- Episode no.: Season 7 Episode 6
- Directed by: Mauricio Pardo
- Written by: Steven Davis; Kelvin Yu;
- Production code: 6ASA16
- Original air date: November 20, 2016

Guest appearances
- David Herman as Mr. Frond; Jenny Slate as Tammy; Bobby Tisdale as Zeke;

Episode chronology
| ← Previous "Large Brother, Where Fart Thou?" | Next → "The Last Gingerbread House on the Left" |
- Bob's Burgers season 7

= The Quirkducers =

"The Quirkducers" (also known as "The Quirky Turkey") is the sixth episode of the seventh season of the animated comedy series Bob's Burgers and the overall 113th episode, and is written by Steven Davis and Kelvin Yu and directed by Mauricio Pardo. It aired on Fox in the United States on November 20, 2016. In the episode, Gene and Louise decide to sabotage the annual Thanksgiving play to save their long weekend, but Tina provides her fan fiction as the subject matter, leading the kids to work on their own version. Meanwhile, Linda finds a potato that resembles her deceased grandfather.

==Plot==
With Thanksgiving one week away, Tina is writing Erotic Friendfiction called the "Quirky Turkey", based on what Tammy and Jocelyn called her days ago, with the ending being that the non-quirky turkeys becoming the dinner they thought they were going to. Meanwhile, Louise and Gene are not looking forward to Mr. Frond's annual Thanksgiving play as not only are they boring, but it takes away their half day before Thanksgiving. However, after seeing Mr. Frond close down a public announcement due to an inappropriate song, Louise gets the idea to use Tina's Erotic Friendfiction as this years play, and have Mr. Frond to cancel it in the middle as it will be very offensive. Louise manages to convince Tina and Mr. Frond to let them run the play by making the latter the producer, and they get Jimmy Jr., Zeke, Tammy, and Jocelyn as the cast.

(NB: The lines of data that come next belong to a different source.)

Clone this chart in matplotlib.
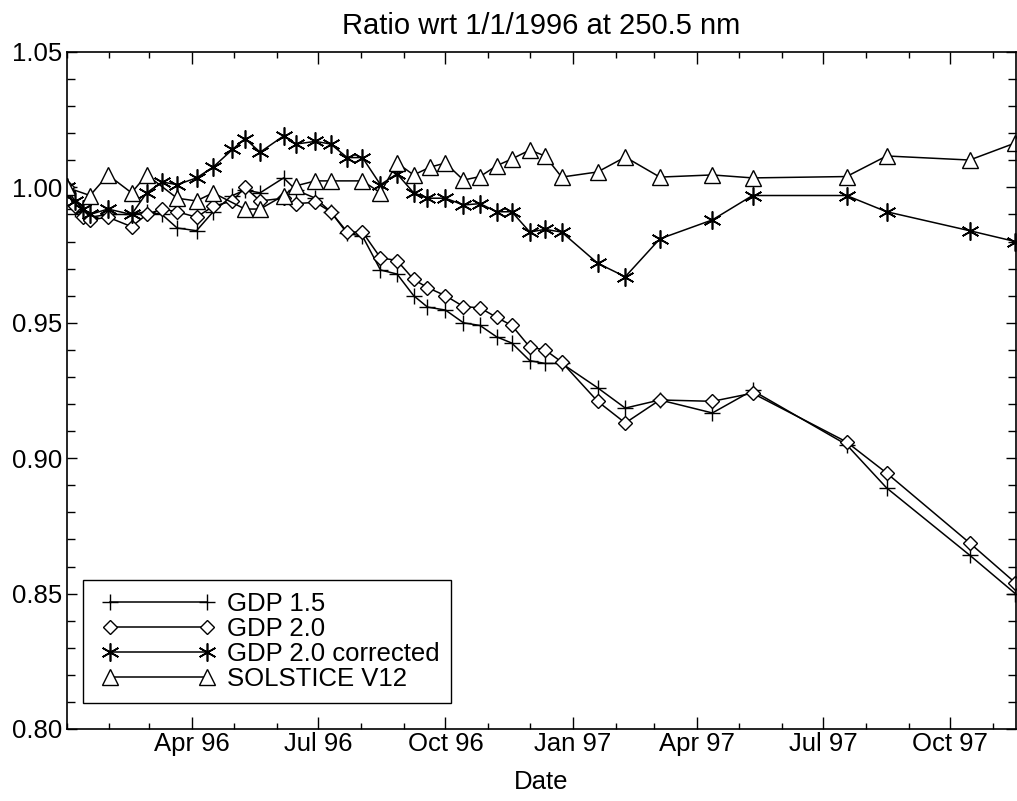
import matplotlib
matplotlib.use('Agg')
import matplotlib.pyplot as plt
import matplotlib.dates as mdates
from matplotlib.ticker import MultipleLocator, FormatStrFormatter
from matplotlib.lines import Line2D
from matplotlib.legend_handler import HandlerLine2D
import numpy as np

plt.rcParams['font.family'] = ['Liberation Sans', 'DejaVu Sans']

# ---------------- data ----------------
gdp_dates = ['1996-01-01', '1996-01-07', '1996-01-13', '1996-01-18', '1996-01-31',
             '1996-02-17', '1996-02-28', '1996-03-10', '1996-03-21', '1996-04-04',
             '1996-04-16', '1996-04-30', '1996-05-09', '1996-05-20', '1996-06-06',
             '1996-06-15', '1996-06-29', '1996-07-10', '1996-07-22', '1996-08-02',
             '1996-08-15', '1996-08-27', '1996-09-08', '1996-09-18', '1996-10-01',
             '1996-10-14', '1996-10-26', '1996-11-07', '1996-11-18', '1996-12-01',
             '1996-12-12', '1996-12-24', '1997-01-19', '1997-02-08', '1997-03-05',
             '1997-04-12', '1997-05-11', '1997-07-18', '1997-08-16', '1997-10-15',
             '1997-11-17']

gdp15 = [1.000, 0.992, 0.990, 0.989, 0.990, 0.990, 0.991, 0.990, 0.985, 0.984,
         0.991, 0.997, 0.999, 0.998, 1.0035, 0.999, 0.996, 0.991, 0.983, 0.982,
         0.9695, 0.968, 0.960, 0.9558, 0.9547, 0.950, 0.949, 0.9448, 0.9425, 0.936,
         0.935, 0.935, 0.926, 0.9185, 0.9215, 0.9167, 0.925, 0.905, 0.889, 0.8642,
         0.850]

gdp20 = [1.000, 0.993, 0.989, 0.988, 0.989, 0.9855, 0.990, 0.992, 0.991, 0.989,
         0.993, 0.995, 1.000, 0.995, 0.996, 0.994, 0.9945, 0.991, 0.9835, 0.9835,
         0.974, 0.973, 0.966, 0.963, 0.960, 0.956, 0.9555, 0.952, 0.949, 0.941,
         0.940, 0.9355, 0.921, 0.913, 0.9215, 0.921, 0.924, 0.906, 0.8945, 0.8687,
         0.854]

gdp20_corr = [1.000, 0.995, 0.992, 0.990, 0.992, 0.990, 0.998, 1.002, 1.001, 1.0035,
              1.0075, 1.014, 1.018, 1.013, 1.019, 1.016, 1.017, 1.016, 1.011, 1.011,
              1.001, 1.005, 0.998, 0.996, 0.996, 0.9935, 0.994, 0.991, 0.991, 0.9835,
              0.9845, 0.9835, 0.972, 0.967, 0.981, 0.988, 0.997, 0.997, 0.991, 0.984,
              0.980]

sol_dates = ['1996-01-01', '1996-01-18', '1996-01-31', '1996-02-17', '1996-02-28',
             '1996-03-21', '1996-04-04', '1996-04-16', '1996-05-09', '1996-05-20',
             '1996-06-06', '1996-06-15', '1996-06-29', '1996-07-10', '1996-08-02',
             '1996-08-15', '1996-08-27', '1996-09-08', '1996-09-20', '1996-10-01',
             '1996-10-14', '1996-10-26', '1996-11-07', '1996-11-18', '1996-12-01',
             '1996-12-12', '1996-12-24', '1997-01-19', '1997-02-08', '1997-03-05',
             '1997-04-12', '1997-05-11', '1997-07-18', '1997-08-16', '1997-10-15',
             '1997-11-17']

solstice = [1.000, 0.997, 1.0046, 0.998, 1.0046, 0.996, 0.995, 0.998, 0.992, 0.992,
            0.997, 1.0006, 1.0024, 1.0024, 1.0024, 0.998, 1.009, 1.0046, 1.0075, 1.009,
            1.0027, 1.004, 1.008, 1.0105, 1.0138, 1.0116, 1.0038, 1.0057, 1.0112, 1.0038,
            1.0046, 1.0035, 1.004, 1.0116, 1.0101, 1.0164]

tick_dates = ['1996-04-01', '1996-07-01', '1996-10-01', '1997-01-01',
              '1997-04-01', '1997-07-01', '1997-10-01']
tick_labels = ['Apr 96', 'Jul 96', 'Oct 96', 'Jan 97', 'Apr 97', 'Jul 97', 'Oct 97']

series_names = ['GDP 1.5', 'GDP 2.0', 'GDP 2.0 corrected', 'SOLSTICE V12']

# ---------------- plot ----------------
gd = np.array(gdp_dates, dtype='datetime64[D]')
sd = np.array(sol_dates, dtype='datetime64[D]')

FS = 18.5

fig = plt.figure(figsize=(10.17, 8.01), dpi=100)
ax = fig.add_axes([0.0654, 0.0899, 0.9336, 0.8452])

lw = 1.1
ax.plot(gd, gdp15, color='black', lw=lw, marker='+', ms=12, mew=1.0,
        label=series_names[0])
ax.plot(gd, gdp20, color='black', lw=lw, marker='D', ms=7, mew=1.0,
        mfc='white', mec='black', label=series_names[1])
ax.plot(gd, gdp20_corr, color='black', lw=lw, marker=(6, 2, 0), ms=13, mew=1.2,
        label=series_names[2])
ax.plot(sd, solstice, color='black', lw=lw, marker='^', ms=11, mew=1.0,
        mfc='white', mec='black', label=series_names[3])

ax.set_xlim(np.datetime64('1996-01-01'), np.datetime64('1997-11-17T12:00'))
ax.set_ylim(0.80, 1.05)

ax.set_xticks(np.array(tick_dates, dtype='datetime64[D]'))
ax.set_xticklabels(tick_labels)
ax.xaxis.set_minor_locator(mdates.MonthLocator())
ax.yaxis.set_major_locator(MultipleLocator(0.05))
ax.yaxis.set_minor_locator(MultipleLocator(0.01))
ax.yaxis.set_major_formatter(FormatStrFormatter('%.2f'))

ax.tick_params(which='both', direction='in', top=True, right=True,
               labelsize=FS, width=1.0)
ax.tick_params(axis='x', which='major', length=8.6, pad=2)
ax.tick_params(axis='x', which='minor', length=4.3)
ax.tick_params(axis='y', which='major', length=7.5, pad=3)
ax.tick_params(axis='y', which='minor', length=6)
for s in ax.spines.values():
    s.set_linewidth(1.2)

ax.set_title('Ratio wrt 1/1/1996 at 250.5 nm', fontsize=21, pad=13)
ax.set_xlabel('Date', fontsize=FS, labelpad=10)

leg = ax.legend(loc='lower left', fontsize=FS, numpoints=2, handlelength=4.97,
                fancybox=False, framealpha=1, edgecolor='black',
                borderpad=0.45, labelspacing=0.05, handletextpad=0.18,
                borderaxespad=0.0, bbox_to_anchor=(0.0174, 0.0384),
                handler_map={Line2D: HandlerLine2D(marker_pad=0.6)})
leg.get_frame().set_linewidth(1.0)

fig.savefig('out.png', dpi=100)
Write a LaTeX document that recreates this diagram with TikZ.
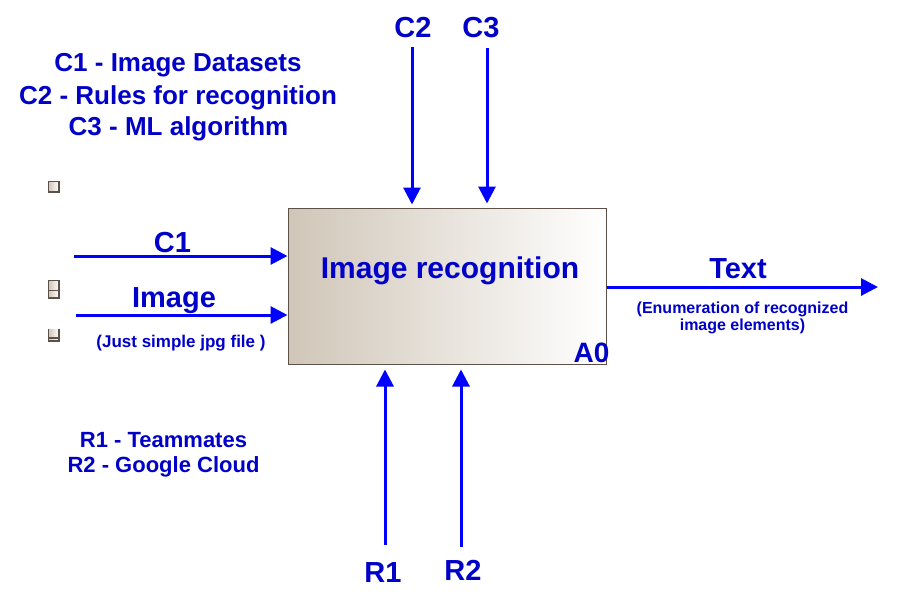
\documentclass[tikz,border=0pt]{standalone}
\usepackage{fontspec}
\setmainfont{Liberation Sans}
\usetikzlibrary{arrows.meta}
\definecolor{lblue}{RGB}{0,0,200}
\definecolor{ablue}{RGB}{0,0,255}
\definecolor{boxl}{RGB}{208,198,184}
\definecolor{boxb}{RGB}{92,80,72}
\begin{document}
\begin{tikzpicture}[x=1pt,y=-1pt,
  lbl/.style={text=lblue,font=\bfseries\fontsize{29}{34}\selectfont,anchor=base,inner sep=0pt},
  leg/.style={text=lblue,font=\bfseries\fontsize{26}{31}\selectfont,anchor=base,inner sep=0pt},
  legr/.style={text=lblue,font=\bfseries\fontsize{22}{26}\selectfont,anchor=base,inner sep=0pt},
  note/.style={text=lblue,font=\bfseries\fontsize{16}{19}\selectfont,anchor=base,inner sep=0pt},
  arr/.style={draw=ablue,line width=3pt,-{Triangle[length=17pt,width=17pt]}},
  handle/.style={draw=boxb,line width=1.2pt,left color=boxl,right color=white}]
\useasboundingbox (0,0) rectangle (900,603);
\fill[white] (0,0) rectangle (900,603);

% main box
\node[draw=boxb,line width=1pt,left color=boxl,right color=white,
      minimum width=318pt,minimum height=156pt,inner sep=0pt] (box) at (447,286) {};
\node[lbl,font=\bfseries\fontsize{30}{34}\selectfont] (title) at (450,278.3) {Image recognition};
\node[lbl,font=\bfseries\fontsize{28}{32}\selectfont] (a0) at (591.5,362.7) {A0};

% legends
\node[leg] (leg1) at (178,71.8) {C1 - Image Datasets};
\node[leg] (leg2) at (178,104) {C2 - Rules for recognition};
\node[leg] (leg3) at (178.5,135.6) {C3 - ML algorithm};
\node[legr] (legr1) at (163.5,447.3) {R1 - Teammates};
\node[legr] (legr2) at (163.5,472.3) {R2 - Google Cloud};

% left handles
\path[handle] (48.5,181.5) rectangle (59,192);
\path[handle] (48.5,280.5) rectangle (59,298);
\draw[boxb,line width=1.2pt] (48.5,290.5) -- (59,290.5);
\path[left color=boxl,right color=white] (48.5,329) rectangle (59,341);
\draw[boxb,line width=1.2pt] (48.5,329) -- (48.5,341) -- (59,341) -- (59,329);
\draw[boxb,line width=1.2pt] (48.5,338) -- (59,338);

% inputs
\coordinate (c1s) at (74,256);
\coordinate (ims) at (76,315);
\draw[arr] (c1s) -- (c1s -| box.west);
\draw[arr] (ims) -- (ims -| box.west);
\node[lbl] (c1l) at (172.5,252.5) {C1};
\node[lbl] (iml) at (174,307) {Image};
\node[note,font=\bfseries\fontsize{17}{20}\selectfont] (imn) at (181,347) {(Just simple jpg file )};

% controls
\coordinate (c2s) at (412,47);
\coordinate (c3s) at (487,48);
\draw[arr,shorten >=3pt] (c2s) -- (c2s |- box.north);
\draw[arr,shorten >=4pt] (c3s) -- (c3s |- box.north);
\node[lbl] (c2l) at (413,37.2) {C2};
\node[lbl] (c3l) at (481,37.2) {C3};

% mechanisms
\coordinate (r1s) at (385,545);
\coordinate (r2s) at (461,547);
\draw[arr,shorten >=5pt] (r1s) -- (r1s |- box.south);
\draw[arr,shorten >=5pt] (r2s) -- (r2s |- box.south);
\node[lbl] (r1l) at (383,582.7) {R1};
\node[lbl] (r2l) at (463,580.7) {R2};

% output
\coordinate (te) at (878,287);
\draw[arr] (te -| box.east) -- (te);
\node[lbl] (tl) at (738,278.3) {Text};
\node[note] (tn1) at (742.5,313.3) {(Enumeration of recognized};
\node[note] (tn2) at (742.5,330.5) {image elements)};
\end{tikzpicture}
\end{document}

Meanwhile, Linda finds a potato that resembles her late grandfather and decides to keep it around. However, that annoys Bob, and even tries to argue that it does not really resemble her grandfather.

As the rehearsals go on, Louise plans on making it a poorly made play but feels that even then, it's not enough to get shut down. However, Gene's comment on something happening in the red light gets Louise to come up with an idea, and manages to grab turkey giblets and gizzards from a local butcher shop, and an air compressor from Teddy. The plan is to place the giblets inside of bottles, put them in the heads of the turkey's, and after the first song, Louise would turn in the air compressor and release said giblets. After, it would cause Mr. Frond to shut the play down and they would have their half day. However, Tina overhears the plan, and is angry that Louise used her Friendfiction as a way to get a half day, but the other kids are up for the plan if it gets them a half day, much to Tina's dismay.

On the day of the play, it goes on with poor acting and off-key singing. Bob reveals to Linda that he brought her grandfather potato to the play, after telling her not to earlier, much to her joy. However, when the giblets are let loose, it flies everywhere, covering the entire audience in them, and the kids soon realize how gross and disturbing this is. Louise apologizes to Tina for ruining her play, but Tina believes that their situation could help them with a recently new song she created and has Louise stall Mr. Frond from shutting down the play. Tina's song becomes a hit with the audience, and while Gene and Louise know that they might have lost their half day by cleaning up their mess, they decide that it was worth it.

==Reception==
Alasdair Wilkins from The A.V. Club gave the episode a "B+" and wrote that "that speaks to how all the Belchers function: sometimes as a bridge to us in the audience, but mostly just there to support their equally silly loved ones. It’s a winning combination."

The episode received a 1.2 rating and was watched by a total of 2.46 million people.